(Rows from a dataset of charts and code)
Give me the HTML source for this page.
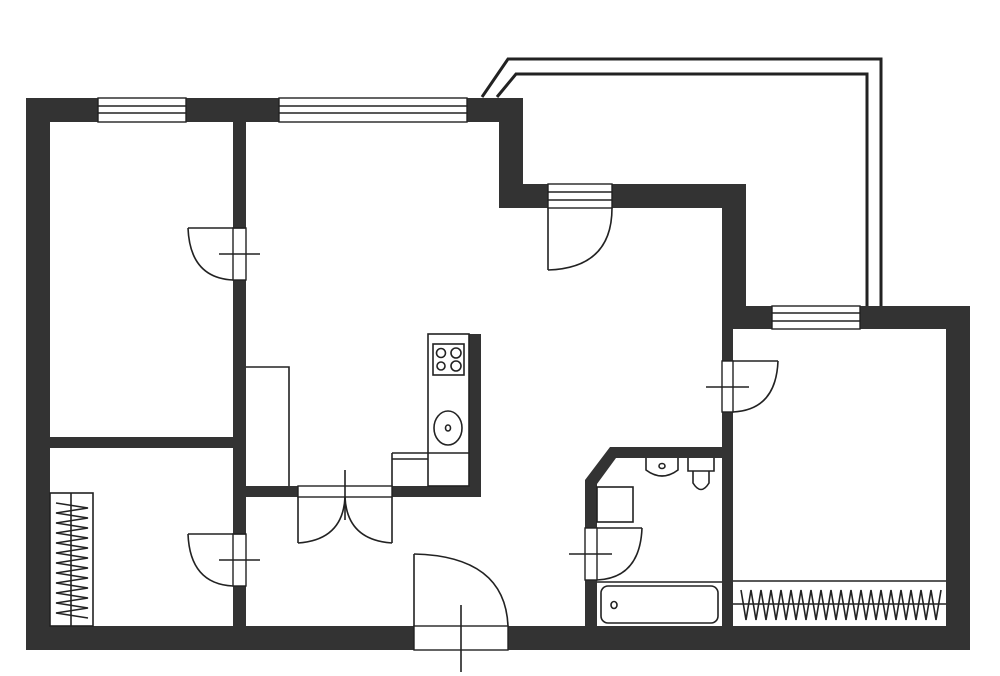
<!DOCTYPE html>
<html><head><meta charset="utf-8"><style>html,body{margin:0;padding:0;background:#fff}svg{display:block}</style></head>
<body>
<svg width="1000" height="676" viewBox="0 0 1000 676" xmlns="http://www.w3.org/2000/svg">
<g fill="#333" stroke="none">
<rect x="26" y="98" width="497" height="24"/>
<rect x="26" y="98" width="24" height="552"/>
<rect x="499" y="98" width="24" height="110"/>
<rect x="499" y="184" width="247" height="24"/>
<rect x="722" y="184" width="24" height="145"/>
<rect x="722" y="306" width="248" height="23"/>
<rect x="946" y="306" width="24" height="344"/>
<rect x="26" y="626" width="944" height="24"/>
<rect x="722" y="329" width="11" height="297"/>
<rect x="233" y="122" width="13" height="504"/>
<rect x="50" y="437" width="183" height="11"/>
<rect x="246" y="486" width="235" height="11"/>
<rect x="469" y="334" width="12" height="163"/>
<polygon points="610,447 722,447 722,458 616,458 597,484 597,626 585,626 585,480"/>
</g>
<g fill="#fff" stroke="#222" stroke-width="1.4">
<rect x="98" y="98" width="88" height="24"/><line x1="98" y1="106" x2="186" y2="106"/><line x1="98" y1="113" x2="186" y2="113"/>
<rect x="279" y="98" width="188" height="24"/><line x1="279" y1="106" x2="467" y2="106"/><line x1="279" y1="113" x2="467" y2="113"/>
<rect x="548" y="184" width="64" height="24"/><line x1="548" y1="192" x2="612" y2="192"/><line x1="548" y1="200" x2="612" y2="200"/>
<rect x="772" y="306" width="88" height="23"/><line x1="772" y1="313" x2="860" y2="313"/><line x1="772" y1="321" x2="860" y2="321"/>
<rect x="233" y="228" width="13" height="52"/>
<rect x="233" y="534" width="13" height="52"/>
<rect x="722" y="361" width="11" height="51"/>
<rect x="585" y="528" width="12" height="52"/>
<rect x="298" y="486" width="94" height="11"/>
<rect x="414" y="626" width="94" height="24"/>
</g>
<g fill="none" stroke="#222" stroke-width="3">
<polyline points="482,97 508,59 881,59 881,306"/>
<polyline points="497,97 516,74 867,74 867,306"/>
</g>
<g fill="none" stroke="#222" stroke-width="1.6">
<line x1="188" y1="228" x2="246" y2="228"/><path d="M188,228 Q190,278 233,280"/><line x1="219" y1="254" x2="260" y2="254"/>
<line x1="188" y1="534" x2="246" y2="534"/><path d="M188,534 Q190,584 233,586"/><line x1="219" y1="560" x2="260" y2="560"/>
<line x1="548" y1="208" x2="548" y2="270"/><path d="M612,208 Q612,268 548,270"/>
<line x1="733" y1="361" x2="778" y2="361"/><path d="M778,361 Q776,410 733,412"/><line x1="706" y1="387" x2="749" y2="387"/>
<line x1="597" y1="528" x2="642" y2="528"/><path d="M642,528 Q640,578 597,580"/><line x1="569" y1="554" x2="612" y2="554"/>
<line x1="414" y1="554" x2="414" y2="626"/><path d="M414,554 Q505,556 508,626"/><line x1="461" y1="605" x2="461" y2="672"/>
<line x1="298" y1="497" x2="298" y2="543"/><path d="M298,543 Q343,540 345,497"/>
<line x1="392" y1="497" x2="392" y2="543"/><path d="M392,543 Q347,540 345,497"/>
<line x1="345" y1="470" x2="345" y2="520"/>
<polyline points="246,367 289,367 289,486"/>
<rect x="428" y="334" width="41" height="152"/>
<rect x="433" y="344" width="31" height="31"/>
<circle cx="441" cy="353" r="4.5"/><circle cx="456" cy="353" r="5"/><circle cx="441" cy="366" r="4"/><circle cx="456" cy="366" r="5"/>
<ellipse cx="448" cy="428" rx="14" ry="17"/><ellipse cx="448" cy="428" rx="2.5" ry="3"/>
<line x1="392" y1="453" x2="469" y2="453"/><line x1="392" y1="459" x2="428" y2="459"/><line x1="392" y1="453" x2="392" y2="486"/>
<rect x="50" y="493" width="43" height="133"/>
<line x1="71" y1="493" x2="71" y2="626"/>
<polyline points="56,503 88,508 56,513 88,518 56,523 88,528 56,533 88,538 56,543 88,548 56,553 88,558 56,563 88,568 56,573 88,578 56,583 88,588 56,593 88,598 56,603 88,608 56,613 88,618"/>
<rect x="597" y="487" width="36" height="35"/>
<path d="M646,458 L646,470 Q662,482 678,470 L678,458"/><ellipse cx="662" cy="466" rx="3" ry="2.5"/>
<path d="M688,458 L688,471 L714,471 L714,458"/><path d="M693,471 L693,483 Q701,496 709,483 L709,471"/>
<line x1="597" y1="582" x2="722" y2="582"/>
<rect x="601" y="586" width="117" height="37" rx="7"/><ellipse cx="614" cy="605" rx="3" ry="3.5"/>
<line x1="733" y1="581" x2="946" y2="581"/>
<line x1="733" y1="604" x2="946" y2="604"/>
<polyline points="741,590 746,620 751,590 756,620 761,590 766,620 771,590 776,620 781,590 786,620 791,590 796,620 801,590 806,620 811,590 816,620 821,590 826,620 831,590 836,620 841,590 846,620 851,590 856,620 861,590 866,620 871,590 876,620 881,590 886,620 891,590 896,620 901,590 906,620 911,590 916,620 921,590 926,620 931,590 936,620 941,590"/>
</g>
</svg>
</body></html>
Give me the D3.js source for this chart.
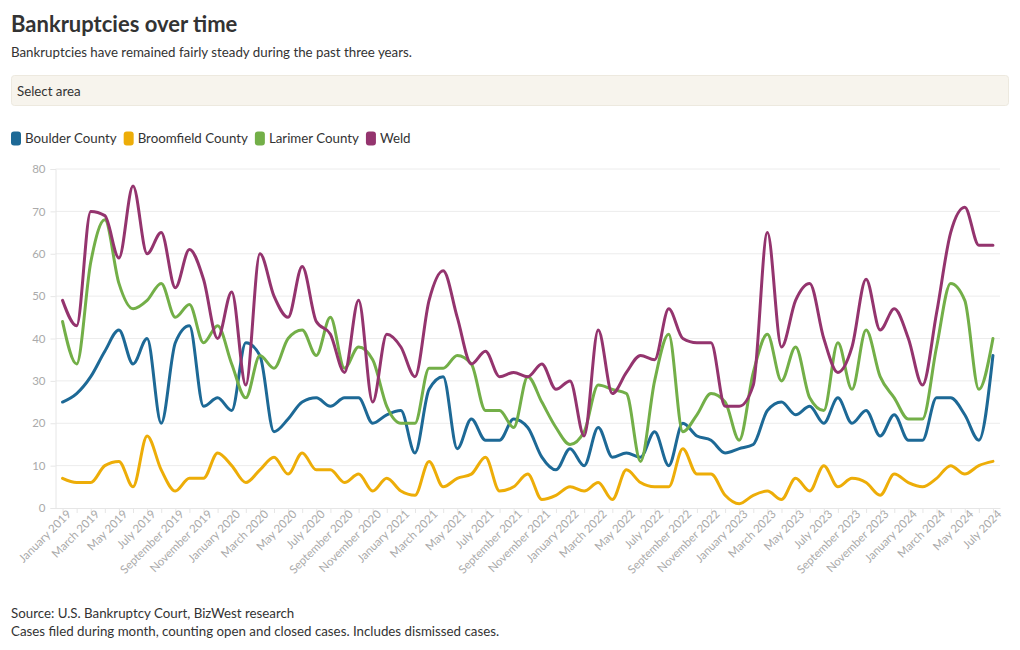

• [Written problem] Give an exact reproduction of every line, leaving out any picture.

• [Worked answer]
Give me the HTML source for this page.
<!DOCTYPE html>
<html><head><meta charset="utf-8"><style>html,body{margin:0;padding:0;background:#fff}svg{display:block}</style></head>
<body>
<svg width="1000" height="676" viewBox="0 0 1000 676" xmlns="http://www.w3.org/2000/svg">
<g fill="#333" stroke="none">
<rect x="26" y="98" width="497" height="24"/>
<rect x="26" y="98" width="24" height="552"/>
<rect x="499" y="98" width="24" height="110"/>
<rect x="499" y="184" width="247" height="24"/>
<rect x="722" y="184" width="24" height="145"/>
<rect x="722" y="306" width="248" height="23"/>
<rect x="946" y="306" width="24" height="344"/>
<rect x="26" y="626" width="944" height="24"/>
<rect x="722" y="329" width="11" height="297"/>
<rect x="233" y="122" width="13" height="504"/>
<rect x="50" y="437" width="183" height="11"/>
<rect x="246" y="486" width="235" height="11"/>
<rect x="469" y="334" width="12" height="163"/>
<polygon points="610,447 722,447 722,458 616,458 597,484 597,626 585,626 585,480"/>
</g>
<g fill="#fff" stroke="#222" stroke-width="1.4">
<rect x="98" y="98" width="88" height="24"/><line x1="98" y1="106" x2="186" y2="106"/><line x1="98" y1="113" x2="186" y2="113"/>
<rect x="279" y="98" width="188" height="24"/><line x1="279" y1="106" x2="467" y2="106"/><line x1="279" y1="113" x2="467" y2="113"/>
<rect x="548" y="184" width="64" height="24"/><line x1="548" y1="192" x2="612" y2="192"/><line x1="548" y1="200" x2="612" y2="200"/>
<rect x="772" y="306" width="88" height="23"/><line x1="772" y1="313" x2="860" y2="313"/><line x1="772" y1="321" x2="860" y2="321"/>
<rect x="233" y="228" width="13" height="52"/>
<rect x="233" y="534" width="13" height="52"/>
<rect x="722" y="361" width="11" height="51"/>
<rect x="585" y="528" width="12" height="52"/>
<rect x="298" y="486" width="94" height="11"/>
<rect x="414" y="626" width="94" height="24"/>
</g>
<g fill="none" stroke="#222" stroke-width="3">
<polyline points="482,97 508,59 881,59 881,306"/>
<polyline points="497,97 516,74 867,74 867,306"/>
</g>
<g fill="none" stroke="#222" stroke-width="1.6">
<line x1="188" y1="228" x2="246" y2="228"/><path d="M188,228 Q190,278 233,280"/><line x1="219" y1="254" x2="260" y2="254"/>
<line x1="188" y1="534" x2="246" y2="534"/><path d="M188,534 Q190,584 233,586"/><line x1="219" y1="560" x2="260" y2="560"/>
<line x1="548" y1="208" x2="548" y2="270"/><path d="M612,208 Q612,268 548,270"/>
<line x1="733" y1="361" x2="778" y2="361"/><path d="M778,361 Q776,410 733,412"/><line x1="706" y1="387" x2="749" y2="387"/>
<line x1="597" y1="528" x2="642" y2="528"/><path d="M642,528 Q640,578 597,580"/><line x1="569" y1="554" x2="612" y2="554"/>
<line x1="414" y1="554" x2="414" y2="626"/><path d="M414,554 Q505,556 508,626"/><line x1="461" y1="605" x2="461" y2="672"/>
<line x1="298" y1="497" x2="298" y2="543"/><path d="M298,543 Q343,540 345,497"/>
<line x1="392" y1="497" x2="392" y2="543"/><path d="M392,543 Q347,540 345,497"/>
<line x1="345" y1="470" x2="345" y2="520"/>
<polyline points="246,367 289,367 289,486"/>
<rect x="428" y="334" width="41" height="152"/>
<rect x="433" y="344" width="31" height="31"/>
<circle cx="441" cy="353" r="4.5"/><circle cx="456" cy="353" r="5"/><circle cx="441" cy="366" r="4"/><circle cx="456" cy="366" r="5"/>
<ellipse cx="448" cy="428" rx="14" ry="17"/><ellipse cx="448" cy="428" rx="2.5" ry="3"/>
<line x1="392" y1="453" x2="469" y2="453"/><line x1="392" y1="459" x2="428" y2="459"/><line x1="392" y1="453" x2="392" y2="486"/>
<rect x="50" y="493" width="43" height="133"/>
<line x1="71" y1="493" x2="71" y2="626"/>
<polyline points="56,503 88,508 56,513 88,518 56,523 88,528 56,533 88,538 56,543 88,548 56,553 88,558 56,563 88,568 56,573 88,578 56,583 88,588 56,593 88,598 56,603 88,608 56,613 88,618"/>
<rect x="597" y="487" width="36" height="35"/>
<path d="M646,458 L646,470 Q662,482 678,470 L678,458"/><ellipse cx="662" cy="466" rx="3" ry="2.5"/>
<path d="M688,458 L688,471 L714,471 L714,458"/><path d="M693,471 L693,483 Q701,496 709,483 L709,471"/>
<line x1="597" y1="582" x2="722" y2="582"/>
<rect x="601" y="586" width="117" height="37" rx="7"/><ellipse cx="614" cy="605" rx="3" ry="3.5"/>
<line x1="733" y1="581" x2="946" y2="581"/>
<line x1="733" y1="604" x2="946" y2="604"/>
<polyline points="741,590 746,620 751,590 756,620 761,590 766,620 771,590 776,620 781,590 786,620 791,590 796,620 801,590 806,620 811,590 816,620 821,590 826,620 831,590 836,620 841,590 846,620 851,590 856,620 861,590 866,620 871,590 876,620 881,590 886,620 891,590 896,620 901,590 906,620 911,590 916,620 921,590 926,620 931,590 936,620 941,590"/>
</g>
</svg>
</body></html>
Give me the D3.js source for this chart.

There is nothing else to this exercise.